Tweets from Tahrir: selected Tweets from the Egyptian revolution

Tweets from Tahrir , a small paperback containing — mostly — English-language tweets sent by people on the ground in Cairo during this winter's Egyptian uprising is unexpectedly poignant and moving, and even exciting and suspenseful in places.

Obviously only a small minority of those in Tahrir Square were tweeting in English (and a larger minority were tweeting at all), but through this book, a picture of Twitter as a means of quickly bridging together different constituencies emerges — not everyone was tweeting, but everyone knew people who were tweeting, whether they were in the Square, discovering what was going on elsewhere among the hundreds of thousands of people; or elsewhere in Cairo and wondering if they should take to the streets; or watching from around the world. Twitter, text messages, Facebook and phone calls became a way of shaping the narrative, rebutting the official state media, arguing about the purpose and character of the uprising, and deciding when to hold fast and when to retreat. You get a real sense of Twitter as a thin, somewhat unreliable nervous system that nevertheless turns a crowd into a group capable of explicitly negotiating its actions rather than simply surging to and fro.

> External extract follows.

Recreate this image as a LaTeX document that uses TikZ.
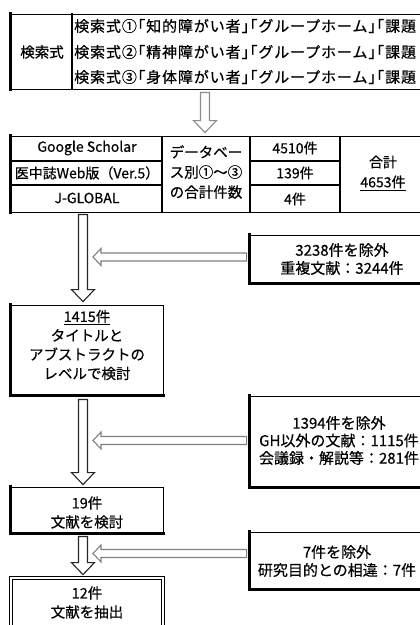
\documentclass[tikz,border=0pt]{standalone}
\usepackage{fontspec}
\setmainfont{Noto Sans CJK JP}[FakeBold=0.5]
\newfontfamily\qfont{Noto Sans CJK JP}[FakeBold=0.5,LetterSpace=6]
\usetikzlibrary{calc}
\tikzset{
  fr/.style={draw, line width=0.9pt, rectangle, inner sep=0pt},
  heavy/.style={line width=2.2pt, line cap=rect},
  txt/.style={inner sep=0pt, align=center, font=\fontsize{14.5}{19}\selectfont},
  qtxt/.style={inner sep=0pt, anchor=west, font=\qfont\fontsize{15}{15}\selectfont},
  extxt/.style={inner sep=0pt, align=center, font=\fontsize{15}{18}\selectfont},
  tabtxt/.style={inner sep=0pt, align=center, font=\fontsize{14}{20}\selectfont},
  blk/.style={draw=black!85, line width=1.1pt, fill=white, line join=miter},
  hblk/.style={draw=black!50, line width=1.1pt, fill=white, line join=miter},
}
% vertical hollow block arrow: #2 start, #3 tip (downwards)
\newcommand\vblockarrow[3][]{%
  \draw[blk,#1] let \p1=(#2), \p2=(#3) in
    (\x1-4.5pt,\y1) -- (\x1-4.5pt,\y2+12pt) -- (\x1-11.5pt,\y2+12pt) -- (\x1,\y2)
    -- (\x1+11.5pt,\y2+12pt) -- (\x1+4.5pt,\y2+12pt) -- (\x1+4.5pt,\y1) -- cycle;}
% horizontal hollow block arrow: #2 start, #3 tip (leftwards)
\newcommand\hblockarrow[3][]{%
  \draw[hblk,#1] let \p1=(#2), \p2=(#3) in
    (\x1,\y1+4pt) -- (\x2+8pt,\y1+4pt) -- (\x2+8pt,\y1+8.5pt) -- (\x2,\y1)
    -- (\x2+8pt,\y1-8.5pt) -- (\x2+8pt,\y1-4pt) -- (\x1,\y1-4pt) -- cycle;}

\begin{document}
\begin{tikzpicture}[x=1pt,y=-1pt]
\useasboundingbox (0,0) rectangle (420,625);
\clip (0,0) rectangle (420,625);

% ---------- search formulas ----------
\node[fr, minimum width=419pt, minimum height=75pt] (search) at (220.5,51.5) {};
\draw[heavy] (search.north west) -- (search.south west);
\draw[heavy] (72,14) -- (72,89);
\node[txt] (sk) at (42,52) {検索式};
\node[qtxt] (q1) at (74,26) {検索式①｢知的障がい者｣｢グループホーム｣｢課題};
\node[qtxt] (q2) at (74,52) {検索式②｢精神障がい者｣｢グループホーム｣｢課題};
\node[qtxt] (q3) at (74,77) {検索式③｢身体障がい者｣｢グループホーム｣｢課題};

% ---------- database table ----------
\node[fr, minimum width=419pt, minimum height=76pt] (tab) at (220.5,174) {};
\draw[heavy] (tab.north west) -- (tab.south west);
\draw[line width=1.2pt] (162,136) -- (162,212);
\draw[line width=1.2pt] (250,136) -- (250,212);
\draw[line width=1.2pt] (340,136) -- (340,212);
\draw[line width=1.4pt] (11,161) -- (162,161);
\draw[line width=1.4pt] (11,185) -- (162,185);
\draw[line width=1.4pt] (250,161) -- (340,161);
\draw[line width=1.4pt] (250,185) -- (340,185);
\node[tabtxt] (gs) at (87,148) {Google Scholar};
\node[tabtxt] (ich) at (87,173) {医中誌Web版（Ver.5）};
\node[tabtxt] (jg) at (87,198) {J-GLOBAL};
\node[tabtxt, font=\fontsize{14.5}{20}\selectfont] (dbs) at (206,172) {データベー\\ス別①～③\\の合計件数};
\node[tabtxt] (n1) at (295,148) {4510件};
\node[tabtxt] (n2) at (295,173) {139件};
\node[tabtxt] (n3) at (295,199) {4件};
\node[tabtxt] (tot) at (383,173) {合計\\\underline{4653件}};

% ---------- flow boxes ----------
\node[fr, minimum width=152pt, minimum height=90pt] (b1415) at (87,350) {};
\draw[heavy] (b1415.north west) -- (b1415.south west) -- (b1415.south east);
\node[txt] (t1415) at (87,345) {\underline{1415件}\\タイトルと\\アブストラクトの\\レベルで検討};

\node[fr, minimum width=152pt, minimum height=46pt] (b19) at (87,510) {};
\draw[heavy] (b19.north west) -- (b19.south west) -- (b19.south east);
\node[txt] (t19) at (87,512.5) {19件\\文献を検討};

\node[fr, double, double distance=1.6pt, line width=0.8pt, minimum width=152pt, minimum height=64pt] (b12) at (87,610) {};
\node[txt] (t12) at (87,602.5) {12件\\文献を抽出};

% ---------- exclusion boxes ----------
\node[fr, minimum width=180pt, minimum height=48pt] (ex1) at (340,259) {};
\draw[heavy] (ex1.north west) -- (ex1.south west) -- (ex1.south east);
\node[extxt] (tex1) at (342,259) {3238件を除外\\重複文献：3244件};

\node[fr, minimum width=180pt, minimum height=91pt] (ex2) at (340,441.5) {};
\draw[heavy] (ex2.north west) -- (ex2.south west) -- (ex2.south east);
\node[extxt, font=\fontsize{15}{17.5}\selectfont] (tex2) at (339,440.5) {1394件を除外\\GH以外の文献：1115件\\会議録・解説等：281件};

\node[fr, minimum width=180pt, minimum height=57pt] (ex3) at (340,560.5) {};
\draw[heavy] (ex3.north west) -- (ex3.south west) -- (ex3.south east);
\node[extxt] (tex3) at (337,561) {7件を除外\\研究目的との相違：7件};

% ---------- arrows ----------
\coordinate (a1s) at ($(search.south)+(-15.5,3)$);
\coordinate (a1t) at ($(tab.north)+(-15.5,-3)$);
\vblockarrow[draw=black!45]{a1s}{a1t}

\coordinate (a2s) at ($(tab.south -| b1415.north)+(-4,2)$);
\coordinate (a2t) at ($(b1415.north)+(-4,-3)$);
\vblockarrow{a2s}{a2t}

\coordinate (a3s) at ($(b1415.south)+(-4,4)$);
\coordinate (a3t) at ($(b19.north)+(-4,-2)$);
\vblockarrow{a3s}{a3t}

\coordinate (a4s) at ($(b19.south)+(-4,3)$);
\coordinate (a4t) at ($(b12.north)+(-4,-3)$);
\vblockarrow{a4s}{a4t}

\coordinate (h1s) at ($(ex1.west)+(-3,-2)$);
\coordinate (h1t) at ($(h1s -| a2s)+(10,0)$);
\hblockarrow{h1s}{h1t}

\coordinate (h2s) at ($(ex2.west)+(-3,-1)$);
\coordinate (h2t) at ($(h2s -| a3s)+(10,0)$);
\hblockarrow{h2s}{h2t}

\coordinate (h3s) at ($(ex3.west)+(-3,-7)$);
\coordinate (h3t) at ($(h3s -| a4s)+(10,0)$);
\hblockarrow{h3s}{h3t}
\end{tikzpicture}
\end{document}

Threaded through the tweets are commentary and introductions for context. Through these we learn that the activists who found utility in Twitter really, really got into it (one tweeter published 60,000 words in 140-character bursts during the uprising). We also see the way that Twitter starts off as an "alternative press" but quickly expands its role, and how the global reach of Twitter allows activists on the ground to communicate directly with foreign sympathizers (including other revolutionaries in the Middle East), the foreign press, and Egyptian expatriates around the world.

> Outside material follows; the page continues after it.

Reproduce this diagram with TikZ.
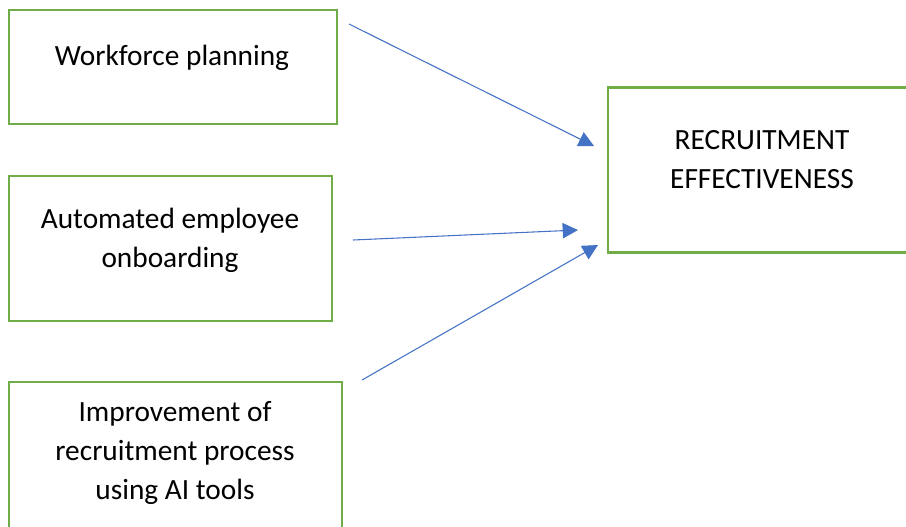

We also follow the arc of an Internet blackout, as the Mubarak regime shuts down the Internet, a desperate bid to shut down the revolution at any cost, even the millions of dollars that Egypt's economy lost every day that nation was offline. The blackout's effect is visceral, the few tweets squeezed out through dialups and other workarounds, followed by a dam-bursting when the network comes back up.

Tweets from Tahrir is an extraordinary record of an extraordinary moment in history, a collection of first-person observations and reflections that took place in realtime that constitute a new kind of record of social upheaval.